Make-up secrets of the stars
When you watch those old movies from the 30’s and 40’s have you ever wondered how on earth those goddesses of the screen managed to look as though they were made in heaven?
It was all in the make up and lighting of course, and the make up artistes and lighting technicians from the Golden Years pioneered and set the standard for the techniques used today. Only, I reckon they did it better back then. Why…? because stars like Greta Garbo, Marlene Dietrich and Betty Grable were made to look like stars, like perfection. These days, the stars, and all their physical faults, tend to make it onto the big screen in the name of reality. Back then no publicity still of a star was ever released until it has passed through the various studio dept’s responsible for making the stars look perfection itself. Techniques such as airbrushing were developed very early on in Hollywood; this is why stars like Adolphe Menjou and Bette Davis looked relatively line-free in their photo’s well into middle/old age.
These days our favourite actors and actresses are photographed in a way that would never have been allowed back in the old days…
* Many actors of the past such as Fred Astaire, Adolphe Menjou, Rita Hayworth and Mae West all wore hairpieces in their films.
* Rita Hayworth (real name Margarita Carmen Cansino) on arrival in Hollywood in the very late 30’s actually had a hairline that reached almost down to her eyebrows. She underwent long sessions of painful and primitive electrolysis to raise her hairline and reveal that lovely forehead in her grooming-period as a starlet with Columbia Studios.
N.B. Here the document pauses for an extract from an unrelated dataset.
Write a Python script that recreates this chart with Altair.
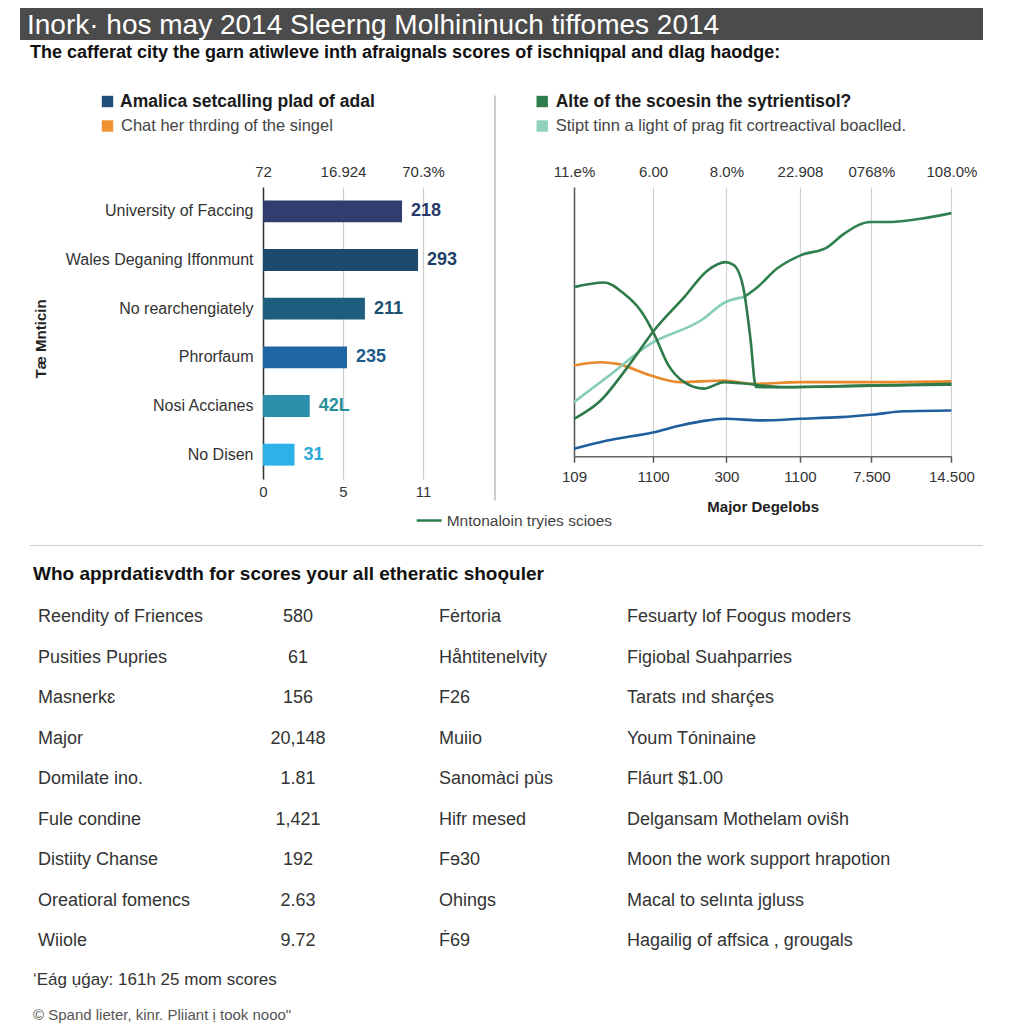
import altair as alt
import pandas as pd

# ---------------- data ----------------
TITLE = "Inork· hos may 2014 Sleerng Molhininuch tiffomes 2014"
SUBTITLE = "The cafferat city the garn atiwleve inth afraignals scores of ischniqpal and dlag haodge:"

LEFT_LEGEND_LABELS = ["Amalica setcalling plad of adal", "Chat her thrding of the singel"]
LEFT_LEGEND_COLORS = ["#1f4e79", "#f0922e"]
RIGHT_LEGEND_LABELS = ["Alte of the scoesin the sytrientisol?",
                       "Stipt tinn a light of prag fit cortreactival boaclled."]
RIGHT_LEGEND_COLORS = ["#2e7d4f", "#8fd1bb"]

BAR_CATEGORIES = ["University of Faccing", "Wales Deganing Iffonmunt", "No rearchengiately",
                  "Phrorfaum", "Nosi Accianes", "No Disen"]
BAR_VALUES = [8.69, 9.69, 6.37, 5.25, 2.92, 1.97]
BAR_VALUE_LABELS = ["218", "293", "211", "235", "42L", "31"]
BAR_COLORS = ["#2f3e6f", "#1c4a6e", "#1f5d7f", "#1f67a2", "#2a90ab", "#2cb2e7"]
BAR_LABEL_COLORS = ["#26396a", "#1c3f66", "#1d4f70", "#1f5a8c", "#2a8f98", "#2aa9d9"]
BAR_AXIS_TITLE = "Tæ Mnticin"
BAR_TICK_VALUES = [0, 5, 10]
BAR_TOP_TICK_LABELS = ["72", "16.924", "70.3%"]
BAR_BOTTOM_TICK_LABELS = ["0", "5", "11"]
BAR_LINE_LEGEND = "Mntonaloin tryies scioes"

LINE_TICK_VALUES = [0, 1.047, 2.019, 2.994, 3.94, 5.0]
LINE_TOP_TICK_LABELS = ["11.e%", "6.00", "8.0%", "22.908", "0768%", "108.0%"]
LINE_BOTTOM_TICK_LABELS = ["109", "1100", "300", "1100", "7.500", "14.500"]
LINE_X_TITLE = "Major Degelobs"

BLUE_X = [0, 0.44, 1.06, 1.41, 1.77, 2.01, 2.47, 3.0, 3.53, 3.97, 4.37, 5.0]
BLUE_Y = [2.75, 5.8, 8.9, 11.4, 13.3, 13.9, 13.3, 13.9, 14.5, 15.5, 16.7, 17.0]
ORANGE_X = [0, 0.354, 0.575, 1.016, 1.41, 1.99, 2.385, 3.0, 3.97, 5.0]
ORANGE_Y = [33.7, 34.9, 34.3, 30.0, 27.5, 28.1, 26.9, 27.5, 27.5, 27.8]
TEAL_X = [0, 0.44, 1.016, 1.68, 2.01, 2.25]
TEAL_Y = [20.1, 29.4, 41.8, 50.4, 57.3, 59.1]
GREEN_A_X = [0, 0.40, 0.66, 0.88, 1.06, 1.24, 1.46, 1.72, 1.99, 2.21, 2.74, 5.0]
GREEN_A_Y = [62.8, 64.5, 60.4, 54.2, 45.5, 34.3, 27.5, 25.1, 27.5, 27.1, 25.7, 26.9]
GREEN_B_X = [0, 0.354, 0.71, 1.06, 1.46, 1.77, 2.01, 2.12, 2.25, 2.34, 2.41, 2.74, 3.97, 5.0]
GREEN_B_Y = [13.9, 20.7, 33.1, 46.7, 59.1, 69.0, 72.1, 70.9, 61.6, 43.0, 25.7, 25.6, 26.3, 26.6]
GREEN_C_X = [2.25, 2.43, 2.69, 3.0, 3.36, 3.58, 3.93, 4.2, 4.59, 5.0]
GREEN_C_Y = [59.1, 62.8, 69.7, 74.6, 77.7, 82.7, 87.0, 87.0, 88.2, 90.3]
SERIES_NAMES = ["Blue", "Orange", "Teal", "Green A", "Green B", "Green C"]
SERIES_COLORS = ["#1f5f9e", "#e8892b", "#86cdb5", "#2e7a4a", "#2e7a4a", "#2f8250"]

TABLE_HEADING = "Who apprdatiɛvdth for scores your all etheratic shoǫuler"
TABLE_COL1 = ["Reendity of Friences", "Pusities Pupries", "Masnerkɛ", "Major", "Domilate ino.",
              "Fule condine", "Distiity Chanse", "Oreatioral fomencs", "Wiiole"]
TABLE_COL2 = ["580", "61", "156", "20,148", "1.81", "1,421", "192", "2.63", "9.72"]
TABLE_COL3 = ["Fėrtoria", "Håhtitenelvity", "F26", "Muiio", "Sanomàci pùs", "Hifr mesed",
              "Fɘ30", "Ohings", "Ḟ69"]
TABLE_COL4 = ["Fesuarty lof Foogus moders", "Figiobal Suahparries", "Tarats ınd sharḉes",
              "Youm Tóninaine", "Fláurt $1.00", "Delgansam Mothelam oviŝh",
              "Moon the work support hrapotion", "Macal to selınta jgluss",
              "Hagailig of affsica , grougals"]

FOOTER_LINES = ["‘Eág ụǵay: 161h 25 mom scores", '© Spand lieter, kinr. Pliiant ị took nooo"']

FONT = "Liberation Sans"


def idx_expr(labels, step):
    arr = ",".join("'" + s + "'" for s in labels)
    return "[" + arr + "][round(datum.value / " + str(step) + ")]"


def legend_item(label, color, x_sq, x_txt, y, bold):
    df = pd.DataFrame({"label": [label]})
    sq = alt.Chart(df).mark_square(size=130, color=color, opacity=1).encode(
        x=alt.value(x_sq), y=alt.value(y))
    tx = alt.Chart(df).mark_text(
        align="left", baseline="middle",
        fontSize=17.5 if bold else 16.5,
        fontWeight="bold" if bold else "normal",
        color="#1a1a1a" if bold else "#444444").encode(
        x=alt.value(x_txt), y=alt.value(y), text="label:N")
    return [sq, tx]


def spacer(w, h):
    return alt.Chart(pd.DataFrame({"v": [0]})).mark_rule(opacity=0).encode(
        x=alt.value(1), y=alt.value(1), y2=alt.value(2)).properties(width=w, height=h)


# ---------------- header rows ----------------
header = alt.Chart(pd.DataFrame({"t": [TITLE]})).mark_text(
    align="left", baseline="alphabetic", fontSize=28, color="#ffffff").encode(
    x=alt.value(7), y=alt.value(26), text="t:N"
).properties(width=963, height=32,
             view=alt.ViewBackground(fill="#4b4b4b", stroke="transparent", strokeWidth=0))

subtitle = alt.Chart(pd.DataFrame({"t": [SUBTITLE]})).mark_text(
    align="left", baseline="middle", fontSize=18, fontWeight="bold", color="#111111").encode(
    x=alt.value(10), y=alt.value(13), text="t:N"
).properties(width=963, height=50)

# ---------------- bar chart ----------------
bar_df = pd.DataFrame({"cat": BAR_CATEGORIES, "value": BAR_VALUES, "label": BAR_VALUE_LABELS})
x_bar_scale = alt.Scale(domain=[0, 14.5], nice=False, zero=True)
y_bar = alt.Y("cat:N", sort=BAR_CATEGORIES,
              scale=alt.Scale(paddingInner=0.55, paddingOuter=0.275),
              axis=alt.Axis(title=BAR_AXIS_TITLE, titleFontSize=15, titleFontWeight="bold",
                            titleColor="#222222", titleAngle=270, titleX=-223, titleY=151.5,
                            titleBaseline="middle", titleAlign="center",
                            labelFontSize=16, labelColor="#333333", labelPadding=10,
                            labelLimit=400, ticks=False, domain=True,
                            domainColor="#333333", domainWidth=1.5))

bars = alt.Chart(bar_df).mark_bar().encode(
    x=alt.X("value:Q", scale=x_bar_scale,
            axis=alt.Axis(orient="bottom", values=BAR_TICK_VALUES,
                          labelExpr=idx_expr(BAR_BOTTOM_TICK_LABELS, 5),
                          grid=True, gridColor="#cccccc", gridWidth=1.2, domain=False,
                          ticks=False, labelFontSize=15, labelColor="#333333", labelPadding=5,
                          labelFlush=False, labelOverlap=False, title=None)),
    y=y_bar,
    color=alt.Color("cat:N", scale=alt.Scale(domain=BAR_CATEGORIES, range=BAR_COLORS), legend=None),
)
bar_labels = alt.Chart(bar_df).mark_text(
    align="left", baseline="middle", dx=9, fontSize=18, fontWeight="bold").encode(
    x=alt.X("value:Q", scale=x_bar_scale,
            axis=alt.Axis(orient="top", values=BAR_TICK_VALUES,
                          labelExpr=idx_expr(BAR_TOP_TICK_LABELS, 5),
                          grid=False, domain=False, ticks=False, labelFontSize=15,
                          labelColor="#333333", labelPadding=8, labelFlush=False,
                          labelOverlap=False, title=None)),
    y=y_bar,
    text="label:N",
    color=alt.Color("cat:N", scale=alt.Scale(domain=BAR_CATEGORIES, range=BAR_LABEL_COLORS),
                    legend=None),
)
one = pd.DataFrame({"v": [0]})
vsep = alt.Chart(one).mark_rule(color="#bbbbbb", strokeWidth=1.5).encode(
    x=alt.value(232), y=alt.value(-91.5), y2=alt.value(313.5))
line_leg_df = pd.DataFrame({"label": [BAR_LINE_LEGEND]})
line_leg_rule = alt.Chart(line_leg_df).mark_rule(color="#2e7d4f", strokeWidth=2.5).encode(
    x=alt.value(153.7), x2=alt.value(178.7), y=alt.value(333.5))
line_leg_text = alt.Chart(line_leg_df).mark_text(
    align="left", baseline="middle", fontSize=15.5, color="#444444").encode(
    x=alt.value(183.7), y=alt.value(333.5), text="label:N")

left_legend = (legend_item(LEFT_LEGEND_LABELS[0], LEFT_LEGEND_COLORS[0], -155.5, -143, -85.5, True)
               + legend_item(LEFT_LEGEND_LABELS[1], LEFT_LEGEND_COLORS[1], -155.5, -142, -61, False))

bar_chart = alt.layer(bars, bar_labels, vsep, line_leg_rule, line_leg_text, *left_legend).resolve_scale(
    color="independent").resolve_axis(x="independent").properties(width=232, height=292)

# ---------------- line chart ----------------
rows = []
for name, xs, ys in [("Blue", BLUE_X, BLUE_Y), ("Orange", ORANGE_X, ORANGE_Y), ("Teal", TEAL_X, TEAL_Y),
                     ("Green A", GREEN_A_X, GREEN_A_Y), ("Green B", GREEN_B_X, GREEN_B_Y),
                     ("Green C", GREEN_C_X, GREEN_C_Y)]:
    for xv, yv in zip(xs, ys):
        rows.append({"series": name, "x": xv, "y": yv})
line_df = pd.DataFrame(rows)

x_line_scale = alt.Scale(domain=[0, 5], nice=False, zero=False)
y_line = alt.Y("y:Q", scale=alt.Scale(domain=[0, 100], nice=False),
               axis=alt.Axis(labels=False, ticks=False, grid=False, title=None,
                             domainColor="#555555", domainWidth=1.5))
lines = alt.Chart(line_df).mark_line(interpolate="monotone", strokeWidth=2.6).encode(
    x=alt.X("x:Q", scale=x_line_scale,
            axis=alt.Axis(orient="bottom", values=LINE_TICK_VALUES,
                          labelExpr=idx_expr(LINE_BOTTOM_TICK_LABELS, 1),
                          grid=True, gridColor="#cfcfcf", gridWidth=1.2,
                          domainColor="#666666", domainWidth=1.5, ticks=True, tickColor="#555555",
                          tickSize=6, tickWidth=1.5, labelFontSize=15, labelColor="#333333",
                          labelPadding=7, labelFlush=False, labelOverlap=False,
                          title=LINE_X_TITLE, titleFontSize=15, titleFontWeight="bold",
                          titleColor="#222222", titlePadding=15)),
    y=y_line,
    color=alt.Color("series:N", scale=alt.Scale(domain=SERIES_NAMES, range=SERIES_COLORS), legend=None),
)
top_axis = alt.Chart(line_df).mark_point(opacity=0).encode(
    x=alt.X("x:Q", scale=x_line_scale,
            axis=alt.Axis(orient="top", values=LINE_TICK_VALUES,
                          labelExpr=idx_expr(LINE_TOP_TICK_LABELS, 1),
                          grid=False, domain=False, ticks=False, labelFontSize=15,
                          labelColor="#333333", labelPadding=8, labelFlush=False,
                          labelOverlap=False, title=None)),
    y=y_line,
)
right_legend = (legend_item(RIGHT_LEGEND_LABELS[0], RIGHT_LEGEND_COLORS[0], -31.8, -18.3, -85.5, True)
                + legend_item(RIGHT_LEGEND_LABELS[1], RIGHT_LEGEND_COLORS[1], -31.8, -18.3, -61, False))

line_chart = alt.layer(lines, top_axis, *right_legend).resolve_axis(
    x="independent").properties(width=377.4, height=269.2)

# ---------------- left gutter of the panel row (bounds, separator, heading) ----------------
bound_rule = alt.Chart(one).mark_rule(opacity=0).encode(
    x=alt.value(1), y=alt.value(-96.5), y2=alt.value(409.25))
hsep = alt.Chart(one).mark_rule(color="#cccccc", strokeWidth=1.2).encode(
    x=alt.value(10), x2=alt.value(963), y=alt.value(358.5))
heading = alt.Chart(pd.DataFrame({"t": [TABLE_HEADING]})).mark_text(
    align="left", baseline="middle", fontSize=19, fontWeight="bold", color="#111111").encode(
    x=alt.value(13), y=alt.value(386.5), text="t:N")
gutter = alt.layer(bound_rule, hsep, heading).properties(width=243, height=292)

panels = alt.hconcat(gutter, bar_chart, spacer(78.3, 292), line_chart, spacer(12.3, 292),
                     spacing=0, bounds="flush")

# ---------------- table ----------------
table_df = pd.DataFrame({"row": list(range(len(TABLE_COL1))), "c1": TABLE_COL1, "c2": TABLE_COL2,
                         "c3": TABLE_COL3, "c4": TABLE_COL4})
tbase = alt.Chart(table_df).encode(y=alt.Y("row:O", axis=None))
t1 = tbase.mark_text(align="left", baseline="middle", fontSize=18, color="#333333").encode(
    x=alt.value(18), text="c1:N")
t2 = tbase.mark_text(align="center", baseline="middle", fontSize=18, color="#333333").encode(
    x=alt.value(278), text="c2:N")
t3 = tbase.mark_text(align="left", baseline="middle", fontSize=18, color="#333333").encode(
    x=alt.value(419), text="c3:N")
t4 = tbase.mark_text(align="left", baseline="middle", fontSize=18, color="#333333").encode(
    x=alt.value(607), text="c4:N")
table = alt.layer(t1, t2, t3, t4).properties(width=963, height=364.5)

# ---------------- footer ----------------
footer_df = pd.DataFrame({"row": [0, 1], "t": FOOTER_LINES})
fbase = alt.Chart(footer_df).encode(y=alt.Y("row:O", axis=None))
f1 = fbase.transform_filter("datum.row == 0").mark_text(
    align="left", baseline="middle", fontSize=17, color="#333333").encode(x=alt.value(13), text="t:N")
f2 = fbase.transform_filter("datum.row == 1").mark_text(
    align="left", baseline="middle", fontSize=15, color="#555555").encode(x=alt.value(13), text="t:N")
footer = alt.layer(f1, f2).properties(width=963, height=70)

chart = alt.vconcat(header, subtitle, panels, table, footer, spacing=0).properties(
    padding={"left": 12, "top": 0, "right": 0, "bottom": 0}
).configure(font=FONT, view=alt.ViewConfig(stroke="transparent", strokeWidth=0))

chart.save("out.html", embed_options={"renderer": "svg", "actions": False})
* Joan Crawford put herself through a punishing exercise regime, had her back upper teeth extracted and lost a lot of weight, in order to transform herself from the pudgy star of the early 30’s films to the sleek and sophisticated goddess we all loved in the late 30’s and 40’s.
* Stunning Austrian actress Hedy Lamarr (above; Ziegfeld Girl, 1941; Samson and Delilah, 1949) had very pale, almost pure white skin and black hair - in order to photograph her properly technicians designed special lighting for her complexion. A special light was aimed at her chin to chisel it whilst more subtle lighting was aimed at her forehead and cheeks in order to sculpt her face. No wonder she looked so wonderful.
* When the very first platinum blonde, Jean Harlow, first dyed her hair a whiter shade of pale, lighting technicians had to design new methods in order to accommodate the stark white hair absorbing the light on screen.
* Virginia Mayo actually had crossed eyes; though you never really noticed it in her films unless you reeeaally look hard. This was disguised by Hollywood magic. In the 60’s and 70’s they never bothered hiding such faults, this is why actors like Karen Black (Trilogy of Terror) came out looking like the silent’s comic actor Ben Turpin in her films.
* British actor Herbert Marshall had a wooden leg due to his service in WWI. This was disguised in his films.
* Marilyn Monroe actually had very short legs though you would never know it from the way she was photographed.
* Richard Burton had very badly acne-scarred skin on his face.
* Ginger Rodgers had a gingery hairy face; Elizabeth Taylor had arms covered in dark hair; Joan Crawford, Kate Hepburn, Doris Day and Ginger Rogers (again) all had faces covered in freckles…though you would never know it!